The main interest here is bound to focus on The Bells which is vivid in the extreme with rhythmic interest gloriously and cleanly etched (try tr.4 8.16). Another element is the singing Russian soul which is intoxicatingly evident in the excitingly beautiful sleighbells (recalled in the first of the Symphonic Dances) and love-making of the first movement. These are the silver bells of Poe's poem as translated by Balmont. And Alexei Maslennikov is in meatily resonant voice, not a waver, not a tremble; just sanguine Slavonic passion comparable with the effect stunningly achieved by the bass Alexander Vedernikov in the Relief Recording of Sviridov's Oratorio Pathétique. The golden bells swing and ring unrushed. Although Pisarenko is shrill (in the manner of many Slavonic sopranos) she is penetratingly vivid through the dreamy Rimskian textures.

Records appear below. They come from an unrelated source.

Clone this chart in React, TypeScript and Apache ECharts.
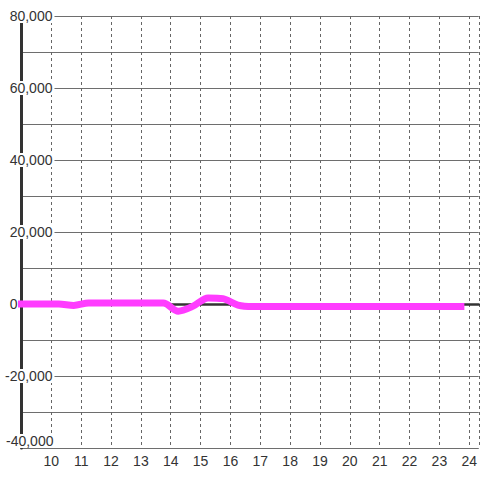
import React, { useEffect, useRef } from "react";
import * as echarts from "echarts";

const xValues = [9, 10.25, 10.75, 11.25, 13.75, 14.25, 14.75, 15.25, 15.75, 16.25, 16.75, 23.72];
const yValues = [0, 0, -400, 300, 300, -2000, -600, 1700, 1500, -300, -700, -700];
const xMin = 9;
const xMax = 24.32;
const yMin = -40000;
const yMax = 80000;
const yStep = 20000;

const fmt = (v: number) => {
  const s = Math.abs(v).toString().replace(/\B(?=(\d{3})+(?!\d))/g, ",");
  return (v < 0 ? "-" : "") + s;
};

export default function App() {
  const ref = useRef<HTMLDivElement>(null);
  useEffect(() => {
    if (!ref.current) return;
    const chart = echarts.init(ref.current, undefined, { renderer: "svg" });
    const font = "'Liberation Sans', Arial, sans-serif";
    chart.setOption({
      animation: false,
      backgroundColor: "#ffffff",
      grid: { left: 20.3, right: 0, top: 16, bottom: 32, containLabel: false },
      xAxis: [
        {
          type: "value",
          min: xMin,
          max: xMax,
          interval: 1,
          axisLine: { show: false, onZero: false },
          axisTick: { show: false },
          axisLabel: {
            showMinLabel: false,
            showMaxLabel: false,
            formatter: (v: number) => (Number.isInteger(v) && v >= 10 ? String(v) : ""),
            fontSize: 14,
            color: "#333",
            fontFamily: font,
            margin: 6,
          },
          splitLine: { show: true, lineStyle: { type: [3, 3], color: "#666", width: 1 } },
        },
        {
          type: "value",
          min: xMin,
          max: xMax,
          position: "bottom",
          axisLine: { show: true, onZero: true, onZeroAxisIndex: 0, lineStyle: { color: "#333", width: 2.5 } },
          axisTick: { show: false },
          axisLabel: { show: false },
          splitLine: { show: false },
        },
      ],
      yAxis: {
        type: "value",
        min: yMin,
        max: yMax,
        interval: yStep,
        axisLine: { show: true, onZero: false, lineStyle: { color: "#333", width: 3 } },
        axisTick: { show: false },
        splitLine: { show: true, lineStyle: { color: "#6e6e6e", width: 1 } },
        minorTick: { show: false, splitNumber: 2 },
        minorSplitLine: { show: true, lineStyle: { color: "#6e6e6e", width: 1 } },
        axisLabel: {
          margin: -33,
          fontSize: 14,
          color: "#333",
          fontFamily: font,
          formatter: (v: number) => {
            if (v === yMin) return "{low|" + fmt(v) + "}\n{sp| }";
            if (v === 0) return "{z|0}";
            return "{n|" + fmt(v) + "}";
          },
          rich: {
            n: { fontSize: 14, color: "#333", fontFamily: font, lineHeight: 14, backgroundColor: "#ffffff", padding: [0, 2, 0, 2] },
            low: { fontSize: 14, color: "#333", fontFamily: font, lineHeight: 14, backgroundColor: "#ffffff", padding: [0, 1, 0, 2] },
            sp: { fontSize: 14, lineHeight: 14 },
            z: { fontSize: 14, color: "#333", fontFamily: font, lineHeight: 14, padding: [0, 37, 0, 0] },
          },
        },
      },
      series: [
        {
          type: "line",
          xAxisIndex: 0,
          data: xValues.map((x, i) => [x, yValues[i]]),
          showSymbol: false,
          smooth: 0.3,
          clip: false,
          z: 5,
          lineStyle: { color: "#ff3cff", width: 7, cap: "square", join: "round" },
        },
      ],
    });
    return () => chart.dispose();
  }, []);
  return (
    <div
      ref={ref}
      style={{ position: "fixed", left: 0, top: 0, width: 480, height: 480 }}
    />
  );
}
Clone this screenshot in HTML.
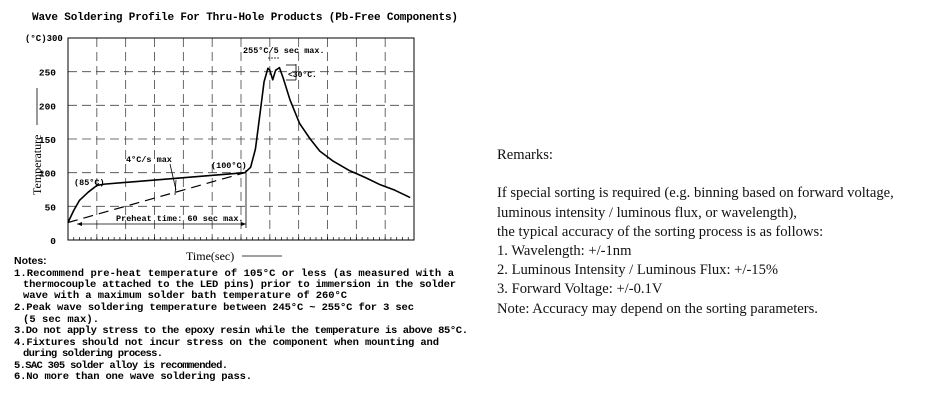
<!DOCTYPE html>
<html><head><meta charset="utf-8"><style>
body{margin:0;width:933px;height:406px;background:#fff;overflow:hidden;position:relative}
#remarks{position:absolute;left:497px;top:146px;font-family:"Liberation Serif",serif;font-size:14.6px;line-height:19.2px;color:#111}
#remarks div{white-space:nowrap}
svg text{font-family:"Liberation Mono",monospace;font-weight:bold;fill:#000}
svg text.ser{font-family:"Liberation Serif",serif;font-weight:normal}
</style></head><body>
<svg id="chart" width="470" height="406" style="position:absolute;left:0;top:0">
<text x="32" y="20" font-size="11" textLength="426">Wave Soldering Profile For Thru-Hole Products (Pb-Free Components)</text>
<g id="grid"></g><g id="axes"></g><g id="marks"></g>
<g font-size="9">
<text x="25" y="41" font-size="9">(°C)300</text>
<text x="74" y="185" font-size="8.5">(85°C)</text>
<text x="126" y="162" font-size="8.5">4°C/s max</text>
<line x1="170" y1="164" x2="176" y2="190" stroke="#000" stroke-width="0.8"/>
<line x1="176" y1="180" x2="175" y2="195" stroke="#000" stroke-width="0.8"/>
<text x="211" y="168" font-size="8.5">(100°C)</text>
<text x="243" y="53" font-size="8.5">255°C/5 sec max.</text>
<line x1="268" y1="58" x2="280" y2="58" stroke="#000" stroke-dasharray="2,1" stroke-width="0.8"/>
<line x1="286" y1="65" x2="296" y2="65" stroke="#000" stroke-width="0.8"/>
<line x1="296" y1="64" x2="296" y2="80" stroke="#000" stroke-width="0.8"/>
<line x1="286" y1="80" x2="296" y2="80" stroke="#000" stroke-width="0.8"/>
<text x="288" y="77" font-size="8">&lt;30°C.</text>
<text x="116" y="221" font-size="8.5">Preheat time: 60 sec max.</text>
<line x1="77" y1="224" x2="246" y2="224" stroke="#000" stroke-width="0.8"/>
<path d="M77,224 l5,-2 v4z M246,224 l-5,-2 v4z"/>
<line x1="246" y1="170" x2="246" y2="228" stroke="#000" stroke-width="0.8"/>
<text class="ser" x="186" y="260" font-size="12">Time(sec)</text>
<line x1="242" y1="256" x2="282" y2="256" stroke="#000" stroke-width="0.8"/>
<text class="ser" transform="translate(41,195) rotate(-90)" font-size="12">Temperature</text>
<line x1="37" y1="125" x2="37" y2="88" stroke="#000" stroke-width="0.8"/>
</g>
<g font-size="10.5">
<text x="14" y="264" style="font-family:'Liberation Sans',sans-serif">Notes:</text>
<text x="14" y="276" textLength="440">1.Recommend pre-heat temperature of 105°C or less (as measured with a</text>
<text x="23" y="287" textLength="433">thermocouple attached to the LED pins) prior to immersion in the solder</text>
<text x="23" y="298" textLength="324">wave with a maximum solder bath temperature of 260°C</text>
<text x="14" y="310" textLength="400">2.Peak wave soldering temperature between 245°C ~ 255°C for 3 sec</text>
<text x="23" y="322" textLength="76">(5 sec max).</text>
<text x="14" y="333" textLength="454">3.Do not apply stress to the epoxy resin while the temperature is above 85°C.</text>
<text x="14" y="345" textLength="425">4.Fixtures should not incur stress on the component when mounting and</text>
<text x="23" y="356" textLength="140">during soldering process.</text>
<text x="14" y="368" textLength="214">5.SAC 305 solder alloy is recommended.</text>
<text x="14" y="379" textLength="238">6.No more than one wave soldering pass.</text>
</g>
</svg>
<div id="remarks">
<div>Remarks:</div><div>&nbsp;</div>
<div>If special sorting is required (e.g. binning based on forward voltage,</div>
<div>luminous intensity / luminous flux, or wavelength),</div>
<div>the typical accuracy of the sorting process is as follows:</div>
<div>1. Wavelength: +/-1nm</div>
<div>2. Luminous Intensity / Luminous Flux: +/-15%</div>
<div>3. Forward Voltage: +/-0.1V</div>
<div>Note: Accuracy may depend on the sorting parameters.</div>
</div>
<script>
const yTicks=[0,50,100,150,200,250];
const xGridTimes=[30,60,90,120,150,180,210,240,270,300,330];
const profileTimes=[0,6,12,21,30,38,184,190,195,200,204,208,210,213,216,220,224,231,241,252,262,276,293,309,325,340,356];
const profileTemps=[26,44,59,71,81,83,100,108,135,190,235,255,252,238,252,256,240,208,173,150,132,117,103,93,82,74,63];
const rampTimes=[0,184];
const rampTemps=[26,100];
const L=68,R=414,T=38,B=240,XMAX=360,YMAX=300;
const xs=t=>L+t/XMAX*(R-L), ys=v=>B-v/YMAX*(B-T);
const NS='http://www.w3.org/2000/svg';
function mk(tag,attrs,parent){const e=document.createElementNS(NS,tag);for(const k in attrs)e.setAttribute(k,attrs[k]);document.getElementById(parent).appendChild(e);return e;}
yTicks.forEach(v=>{if(v>0){const g=mk('line',{x1:L,x2:R,y1:ys(v),y2:ys(v),stroke:'#444','stroke-width':0.8,'stroke-dasharray':'9,5'},'grid');

}
const t=mk('text',{x:L-12,y:ys(v)+4,'text-anchor':'end','font-size':9.5},'axes');t.textContent=v;

});
xGridTimes.forEach(t=>{const g=mk('line',{x1:xs(t),x2:xs(t),y1:T,y2:B,stroke:'#444','stroke-width':0.8,'stroke-dasharray':'9,5'},'grid');

});
for(let t=6;t<XMAX;t+=6){const m=mk('line',{x1:xs(t),x2:xs(t),y1:B,y2:B-3,stroke:'#000','stroke-width':0.7},'axes');

}
const fr=mk('rect',{x:L,y:T,width:R-L,height:B-T,fill:'none',stroke:'#000','stroke-width':1},'axes');


const rp=mk('polyline',{points:rampTimes.map((t,i)=>xs(t)+','+ys(rampTemps[i])).join(' '),fill:'none',stroke:'#000','stroke-width':1.2,'stroke-dasharray':'10,6'},'marks');


const pl=mk('polyline',{points:profileTimes.map((t,i)=>xs(t)+','+ys(profileTemps[i])).join(' '),fill:'none',stroke:'#000','stroke-width':1.6,'stroke-linejoin':'round'},'marks');


</script>
</body></html>
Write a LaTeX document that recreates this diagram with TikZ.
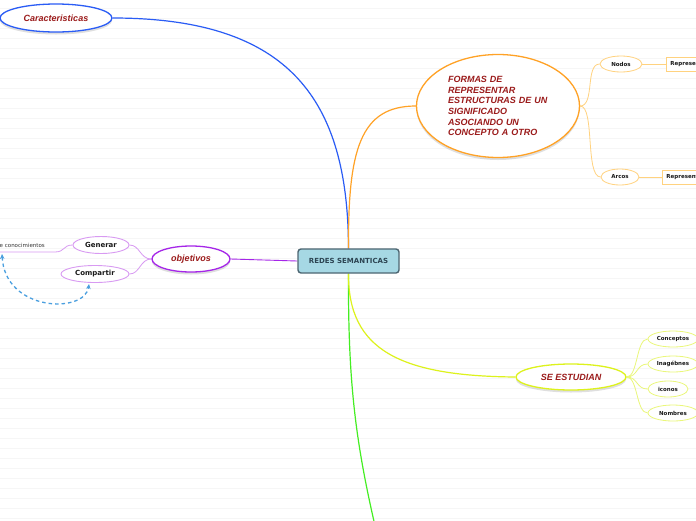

Sadko and Golden Cockerel echoes abound at this point - no doubt attributable to the composer's spell as director of the Bolshoi. The tolling motif recalls the Bell scene from Boris Godunov. The brazen fire tocsin of the third movement conjures the rapine and destruction that was to hammer and blast the Russian people for decades to come. The finale is a lento lugubre which has another of those rocking motifs - half tolling, half wave lapping similar to The Isle of the Dead. Like so much of this work and this performance the effect is one of extreme beauty and the cor anglais solo at the start looks sideways towards Sibelius's Swan. The layout of this work is intriguing with two movements (II and IV) at lento and two at speed (I and III).

The words of Spring and The Bells are not given ... which is a pity. Contrast this with the regal treatment of the listener in Regis's Barber collection drawn from Unicorn LPs where full texts are given.

This is a compellingly attractive purchase. There is nothing studious or half-baked about the playing. The Bells bids fair to be a top choice in a not very crowded market. Spring is not otherwise available. It is at bargain price. It is well-filled. Rachmaninovians will snap this up for the rare Spring. Svetlanov's growing clan of admirers will want the disc for The Bells. The music-making on this disc runs with that peculiarly Russian vein of virile fantasy.